Jan’s feed was mostly made up of posts but the type of the feed content did not yield meaningful results. It was rather the authorship and the political nature of the content that produced meaningful explanations. As the charts below show, Jan’s feed was dominated by the right-wing authors even though he had interacted with other pages equally.


Distribution of Post Types

Distribution of Post Types

Distribution of Authors

Distribution of Authors


2. Friendship Requests

The time frame for the research was not sufficient for the algorithm to fully demonstrate its capabilities. Although the algorithm has shown improvement, the research team believes that much more consistent results could have been achieved with a longer time frame. This could be observed in the friendship requests? At first random people from different regions of world came up. People in the Netherlands started showing up after the first week. However, this could also have another explanation. Could it be the case that Facebook predicted Jan to be an alt-right supporter and tried to normalize him by suggesting a multicultural environment? The research team highly doubts it, but is not in a place to make a definitive case because of the lack of objective proof in either direction.
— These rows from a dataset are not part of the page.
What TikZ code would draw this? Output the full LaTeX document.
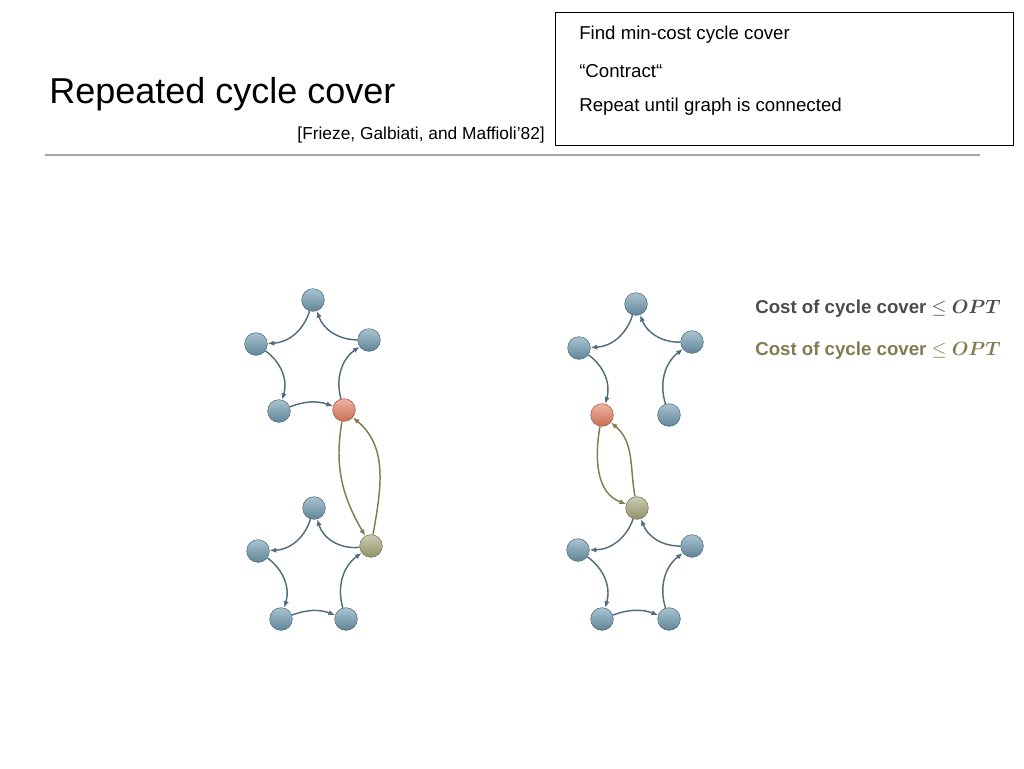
\documentclass[tikz,border=0pt]{standalone}
\usepackage{fontspec}
\setmainfont{Liberation Sans}
\usetikzlibrary{arrows.meta}
\definecolor{nb}{RGB}{112,156,178}
\definecolor{eb}{RGB}{80,110,125}
\definecolor{or}{RGB}{232,130,100}
\definecolor{ol}{RGB}{170,170,125}
\definecolor{eo}{RGB}{130,125,80}
\begin{document}
\begin{tikzpicture}[x=0.75pt,y=-0.75pt,
  v/.style={circle,minimum size=17pt,inner sep=0pt,draw=#1!70!black,line width=0.4pt,shading=axis,top color=#1!60!white,bottom color=#1!85!black},
  v/.default=nb,
  e/.style={-{Latex[length=5pt,width=4pt]},draw=eb,line width=1.1pt},
  eo/.style={-{Latex[length=5pt,width=4pt]},draw=eo,line width=1.1pt},
  t/.style={inner sep=0pt,anchor=west}]
\useasboundingbox (0,0) rectangle (1024,768);
\node[t,font=\fontsize{27}{30}\selectfont] (title) at (49,94) {Repeated cycle cover};
\node[t,font=\fontsize{13}{15}\selectfont,anchor=east] (ref) at (545,135) {[Frieze, Galbiati, and Maffioli’82]};
\draw[gray!70,line width=1pt] (45,155) -- (980,155);
\node[draw=black,line width=0.6pt,minimum width=343.5pt,minimum height=99.75pt,anchor=north west] (box) at (555,12) {};
\node[t,font=\fontsize{14}{16}\selectfont] (b1) at (579,35) {Find min-cost cycle cover};
\node[t,font=\fontsize{14}{16}\selectfont] (b2) at (579,71) {“Contract“};
\node[t,font=\fontsize{14}{16}\selectfont] (b3) at (579,107) {Repeat until graph is connected};
\node[t,font=\bfseries\fontsize{14}{16}\selectfont,text=black!70] (c1) at (755,309) {Cost of cycle cover $\leq$ {\boldmath$OPT$}};
\node[t,font=\bfseries\fontsize{14}{16}\selectfont,text=eo] (c2) at (755,351) {Cost of cycle cover $\leq$ {\boldmath$OPT$}};
% left graph
\node[v] (a1) at (313,300) {};
\node[v] (a2) at (256,344) {};
\node[v] (a3) at (369,340) {};
\node[v] (a4) at (279,411) {};
\node[v=or] (a5) at (344,410) {};
\node[v] (b1n) at (314,508) {};
\node[v] (b2n) at (258,551) {};
\node[v=ol] (b3n) at (371,546) {};
\node[v] (b4n) at (281,619) {};
\node[v] (b5n) at (346,619) {};
\draw[e] (a3) to[bend left=35] (a1);
\draw[e] (a1) to[bend left=35] (a2);
\draw[e] (a2) to[bend left=35] (a4);
\draw[e] (a4) to[bend left=20] (a5);
\draw[e] (a5) to[bend left=35] (a3);
\draw[e] (b3n) to[bend left=40] (b1n);
\draw[e] (b1n) to[bend left=35] (b2n);
\draw[e] (b2n) to[bend left=35] (b4n);
\draw[e] (b4n) to[bend left=20] (b5n);
\draw[e] (b5n) to[bend left=35] (b3n);
\draw[eo] (a5) to[out=-100,in=120] (b3n);
\draw[eo] (b3n) to[out=80,in=-40] (a5);
% right graph
\node[v] (c1n) at (636,304) {};
\node[v] (c2n) at (579,348) {};
\node[v] (c3n) at (692,342) {};
\node[v=or] (c4n) at (602,415) {};
\node[v] (c5n) at (669,415) {};
\node[v=ol] (d1) at (637,508) {};
\node[v] (d2) at (578,550) {};
\node[v] (d3) at (692,546) {};
\node[v] (d4) at (602,619) {};
\node[v] (d5) at (669,619) {};
\draw[e] (c3n) to[bend left=35] (c1n);
\draw[e] (c1n) to[bend left=35] (c2n);
\draw[e] (c2n) to[bend left=35] (c4n);
\draw[e] (c5n) to[bend left=35] (c3n);
\draw[e] (d3) to[bend left=35] (d1);
\draw[e] (d1) to[bend left=35] (d2);
\draw[e] (d2) to[bend left=35] (d4);
\draw[e] (d4) to[bend left=20] (d5);
\draw[e] (d5) to[bend left=35] (d3);
\draw[eo] (c4n) to[out=-100,in=160] (d1);
\draw[eo] (d1) to[out=100,in=-40] (c4n);
\end{tikzpicture}
\end{document}
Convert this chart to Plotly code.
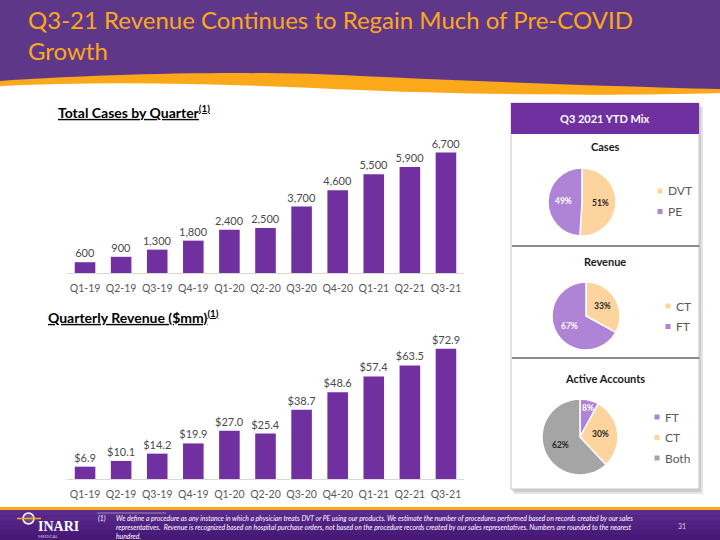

Also, the contacts of the different Facebook accounts that were logged on the same computer were shown as friend suggestions. This served as the hard proof that the data left on the browser is being employed in the working of the Facebook algorithm.


Distribution of Friendship Requests

Distribution of Friendship Requests


Findings in Relation to the Tool

The results given by the tool for the type of content had some ambiguous information particularly regarding the date. Some logs on the excel file looked like they were created on some date in 1970 which is technically not possible. This led the team to question the legitimacy of the data but it was not feasible to check all the logs on the excel file.

The tool kept crashing particularly while trying to retrieve the CSV file even though we tried using alternative browsers. After many attempts it started working again but the team could not understand the reason.